Posté en tant qu’invité par L’Urbain:
Cher Hydra,
pour te faire plaisir, voici donc la dernière production des studios « l’Urbain & bande de nazes ». Je suis bien conscient que cela pourrait me valloir un procès.
Aux débutants qui voudraient suivre mes pas maladroits, je me dois de préciser deux choses :
- je suis capable de perdre 10 parties de suite au 421.
- si il m’était poussé une paire de corne à chaque cocufiage, je ressemblerais à un porc-épic.
Bref, la chance en montagne, ça se mérite.
C’est partis pour 15000 caractères…
« On est bientôt arrivé ? »
Yo, il commence à m’énerver. Déjà, ça fait bien 2 heures que je lui dit qu’on arrive dans une demi-heure. Alors il devrait le savoir, qu’on y est presque. De toute façon, si je lui dit qu’on arrive dans dix minutes, il ne me croira pas. Et puis d’abord, j’en sais rien moi, quand est-ce qu’on arrive, je ne sais même pas où on est, faut qu’il arrête avec ses questions stupides.
« On ferait pas une pause ? »
Le comble ! C’est de sa faute si on en est encore là. Si on avait pas fait des pauses tous les cent mètres, on y serait déjà, à ce foutu col.
La corde se tend désespérément.
Derrière, JC se met à siffler. C’est mauvais signe. Quand JC siffle, c’est qu’il n’en pense pas moins.
Entre JC et Yo, les deux Thom ont l’air de roupiller. Ne comprennent toujours pas ce qu’on est venu faire ici, ces deux là. Ils préfèrent la mer. Heureusement qu’une sympathique émulation typiquement masculine les retient de trop se plaindre.
« Alors, on s’arrête ? »
Cette fois c’est ThomM, de sa voie la plus douce, qui demande.
Bon. J’ai besoin d’être populaire encore quelques heures. Après tout, c’est leur premier glacier. Je m’arrête donc, immobilisant du même coup toute la joyeuse brochette. On s’assied en posant délicatement nos fesses sur les sacs à dos, d’où émergent piquets de tentes et duvets de mauvaise qualité. Chacun se roule sa petite cigarette - on a besoin de se sentir adulte, quand on a pas encore 18 ans.
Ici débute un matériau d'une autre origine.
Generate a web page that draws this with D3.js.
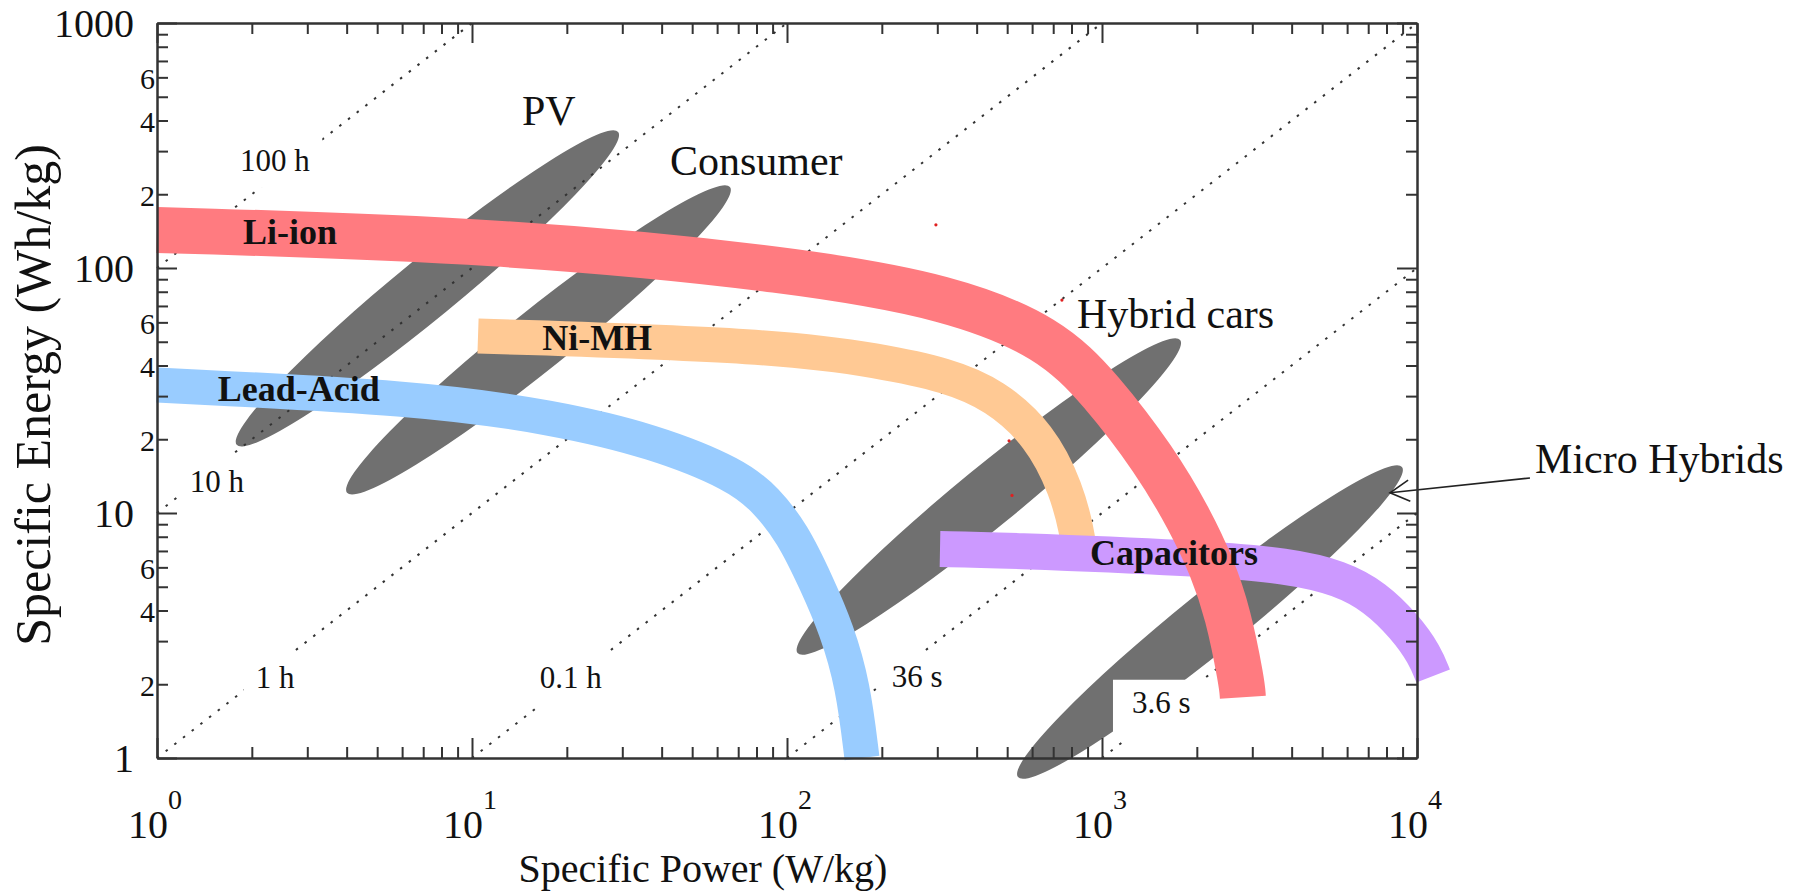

C’est l’occasion de faire le point, sur ma superbe carte au 1/200 000, la n° 219, « Aoste-Zermatt-Milan ». Entre la Schönbiel Hutte et le village de Ferpécle, il y a de petits pointillés qui traversent une zone blanche, en passant par un col, noté « C. d’Hérens, 3462 ». De l’autre côté du col, la zone blanche est notée « Gl. de Ferpecle » et « Gl. du Mt. mine ». Les deux annotations se croisent, difficile de savoir quel glacier se trouve où. La veille au soir, s’enquérant de nos projets, le gardien du refuge nous a avertis que le col d’Hérens ne se faisais plus, et qu’il fallait donc passer par le col de Valpelline. Pas de chance, ce nom n’est pas porté sur la carte. En l’absence de courbes de niveaux, il m’est difficile de le situer. « Du côté de la tête Blanche », me dit le gardien. Ouf, celle là, elle est sur ma carte. Mais pas de pointillés. Il n’y avait pas, à l’époque, de quoi inquiéter un futur grand alpiniste tel que moi. Après tout, j’ai déjà fait du 6a, dans la petite salle de mon quartier. 6a, c’est la cotation maximale dans l’éperon Walker. Ce n’est donc pas un petit col de rien du tout qui va me faire peur. CQFD.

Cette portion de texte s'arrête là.